In our most recent episode, Claire and I discuss The Good Luck Girls by debut author Charlotte Nicole Davis and narrated by Jeanette Illidge. This book is the first of our book club's monthly challenge reads for June where our theme is Frontier Times: Read a book set in the Wild West or Space, the final frontier. Bonus points for space cowboys! Join our book club on Facebook today!
This book was written by a black woman and the audiobook was narrated by a black woman. And this is important! We choose our books months in advance, so we had no way of knowing that there would, currently, right now, right outside, be protests about the tragic loss of black lives. I'm going to use this coincidence to tell you a few things.
First! Black Lives Matter. Yes.

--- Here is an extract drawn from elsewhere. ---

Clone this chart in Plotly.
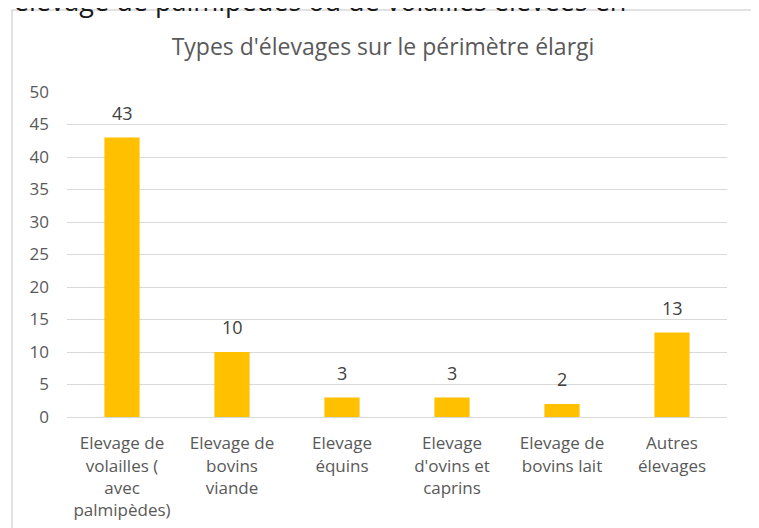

This is true, 100%. I want you to know that we at Fictional Hangover believe this. I am a white woman of privilege and I am telling you #blacklivesmatter.
Second! We didn't choose this book to discuss this week because black lives matter. We chose this book to discuss because we wanted a book to fit in with our monthly theme. This book is about the wild west! Perfect fit! Read this article from the Smithsonian all about black cowboys: The Lesser-Known History of African-American Cowboys by Katie Nodjimbadem.
Third! This book is about representation. When we picked it, we had been reading summaries of a few other YA wild west books. I say few because really, there's not just a whole lot of them out there. But this one stood out because it features black girls in the wild west. And you know what? That's important. Here's a little about that from the author in an interview with United By Pop.
Even though I grew up in a part of the country that used to be the Old West, I never took much interest in Westerns when I was a kid. The heroes of these stories—the John Waynes, the Matt Dillons—never looked like me, a queer Black girl. But in reality, Old West was much queerer, browner, and more female than most Westerns like to admit.  I liked the idea of writing a fantasy based on the history (both good and bad) of the part of the world I grew up in.
So in the The Good Luck Girls, I made it my goal to reclaim a genre that has erased so many of us from our own history. There are few cultural touchstones more quintessentially American than the Western, and it’s not a coincidence that they’ve come to feature a certain kind of hero at the exclusion of all others. People like Aster, Clementine, and their friends are more likely to be portrayed as the bad guys. They’re the fallen women, the political dissidents, the outlaws on the road–and, maybe, they were the real heroes the whole time.
I loved that, and that's why we picked it. But it just so happens that why we picked it coincidentally lines up with what's going on in the world today. We didn't pick it because we wanted to make a statement. We picked it because we believe in representation in books. Black lives matter.